源流域の石礫の風景 ー森林美学よりー

 河川流域は多くの支流河川を本流に集合した本流によって構成されている。各支流もまた小さな支流の集合であり,それぞれの支流の出発点に源流域がある。人里に近い支流河川には源流域を日常,間近に見ることができるが,3面貼りの人工河川の奥の奥に隠されている。地下水が地表面に浸み出し,小さな崖を作る。堆積層の地質では土壌と土壌に含まれた岩石が崖を作り,流路の表面に岩石あるいは石礫が堆積し,その石礫の間に流路が左右の石にぶつかり曲折して流れる。流れに細かい砂が動きながら堆積し,また流される。しかし,小さな流れでも豪雨となり,水量が増大すると崖が崩壊し,土石流となって多くの土砂を堆積し,土石の流路では大きな石礫も下流に向かって転がって動いていく。そして,流量と流速が緩慢になって大きな石礫から堆積する。

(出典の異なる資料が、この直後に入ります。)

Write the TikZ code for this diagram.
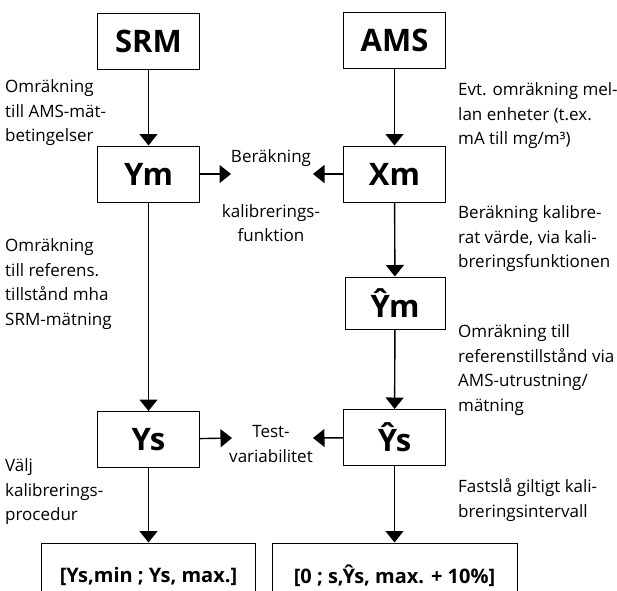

 森林美学にはランドスケープを構成する要素として,石礫の章が2章設けられている。河川のこうした石礫の生産と挙動は砂防工学の専門領域となっており,これらの章の英語からの翻訳は専門家の丸山先生が担当しており,現代の砂防工学により,異論となっている点も指摘されていて,原著の出版された百年前の知識との相違も認識できる。石礫の最初の章には,緻密な源流域の風景画が掲載されており,急峻な源流域の河川の地層を削る岩石を露出した,急流の状態を描いている。森林美学に何故石礫の章があるのか?と疑問となるが,森林の基盤には地層があり,その地層の露出して,風景を見せているの急峻な流れの場であることを考えると森林美学を理解できる。すなわち,ランドスケープを構成する一要素として森林があり,森林は地層を覆う地表面に成立した植生景観ということである。

 日本庭園の構成要素には築山に滝口と池が石組みで構成されている。庭師は古来より,こうした庭園の石組みや植栽の構成を山の自然から学ぶことが重要であることが言われている。上原敬二が明治神宮の造営に従事した時,庭師が流路の石組みに日本庭園の手法が適合しなくて困っていた時に,自分が作り方を助言したことを著書に指摘したことを書いているが,技師のい就任して,造営工事全体を指揮した本郷高徳の記述には石礫の採取場所を探索し,大量の石礫を吟味の上に搬出して明治神宮に石組みしたことを指摘している。これは新しい自然模倣の方法であり,森林美学の考えが適用されたと考えられるのである。